Sand boils have also been reported in Concordia.
"The biggest problem we have here right now is all of the flood waters coming straight off the rivers," said Morris White, Concordia's Director of the Office of Emergency Preparedness. "Our levees in the parish are sound and everything looks good. The water is just now getting on the bottom berm of the levees."
He said that although an emergency declaration is in effect (see page ??), no action is required by the public.
White said the levee districts and "the Corps of Engineers have been doing a good job. The probability of water topping the levees here is very, very slim."
He said the Bunge Elevator at St. Joseph was taken by flood waters on Sunday and one man drowned in high water in Tensas Parish.

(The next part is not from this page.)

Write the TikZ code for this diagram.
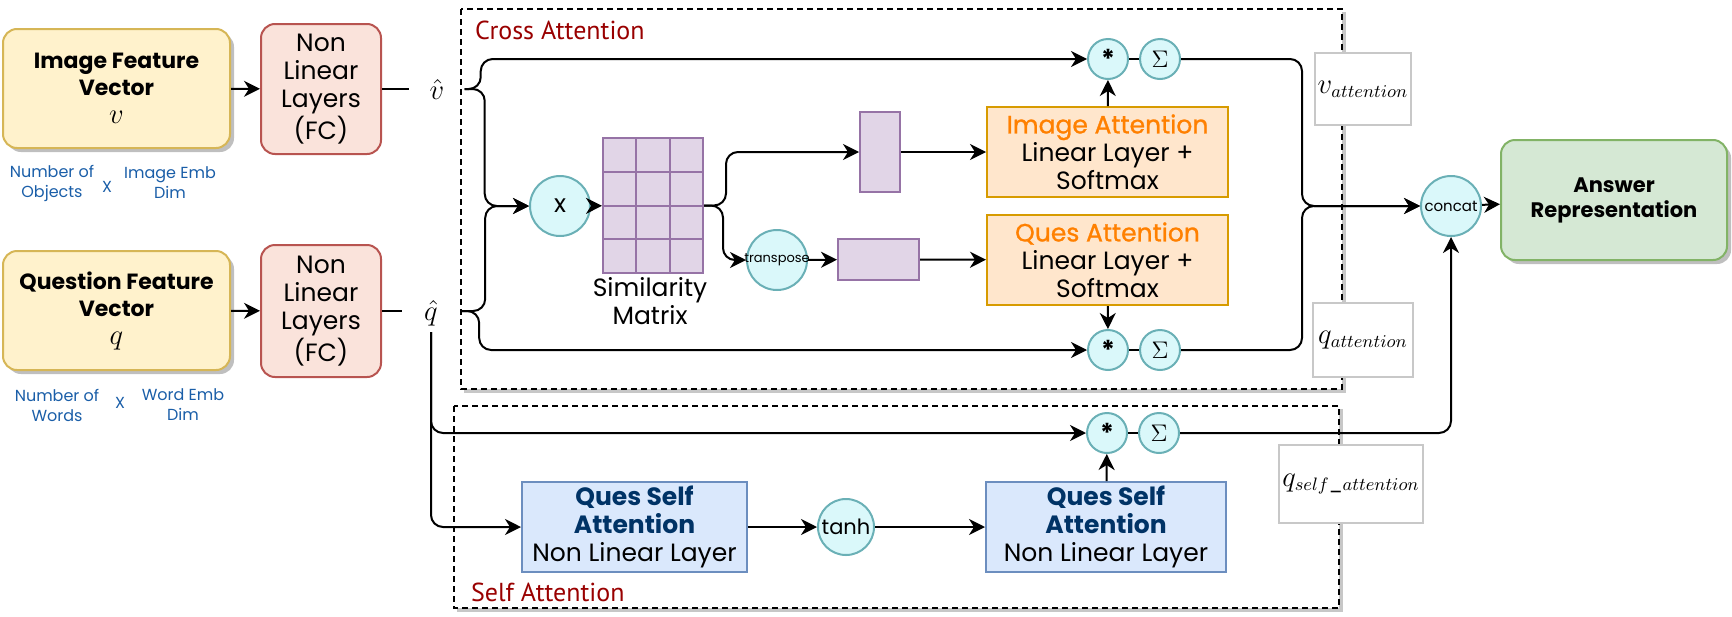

"Another thing, of course, that is worrisome to people is whether they should get flood insurance," said White.
One of the biggest obstacles officials have faced has been dispelling numerous rumors that abound.
"Rumors have gone wild," said Nancy Whitten, administrative assistance for the levee board. "People are calling saying that they've heard that the levees have been topped or breached. They're also calling their insurance companies with concerns."
John Stringer, Executive Director of the Tensas Basin Levee District, said he has been spending some of his days recently "squashing rumors. There have been concerns about the Mississippi River and a levee failure. We are all as well prepared as we can be."
Whitten said the Fifth District levee district recently went from a Phase 1 flood fight to Phase 2 last week, which requires levee patrols 24 hours a day.
"More diligence, of course, is needed now," said Whitten.
"Our main concerns are sand boils and seepage," said levee board member Barry Maxwell of Concordia Parish. "We have put in relief wells since 1973 that flow like artesian wells and this has helped."
He added that since 1973 levees in Concordia and elsewhere have been raised with work ahead at Sloughdaddy's north of Vidalia and from the RV Park and Bunge Grain southward.
Whitten said that levee roads are now closed to all traffic except for authorized personnel and residents who live along those roads.
In Catahoula Parish, the Sicily Island Levee, dedicated in June 2003, is not expected to get a true test, says Stringer of the Tensas Basin Levee District.
"The levee is certified for 100-year protection, but we're not expecting the rivers to get that high," said Stringer.
There are two pumping stations in the SI levee system -- one on the Haha and another on Fool River. The Fool River station began pumping Saturday and was shut off at 5 a.m. Tuesday, having dropped the inlet by about two feet.
Stringer said the Black River at the Jonesville Lock & Dam was at 44.9 feet on Tuesday. Flood stage there is 50 feet.
"We're 10 feet below flood stage in Monroe on the Ouachita," said Stringer.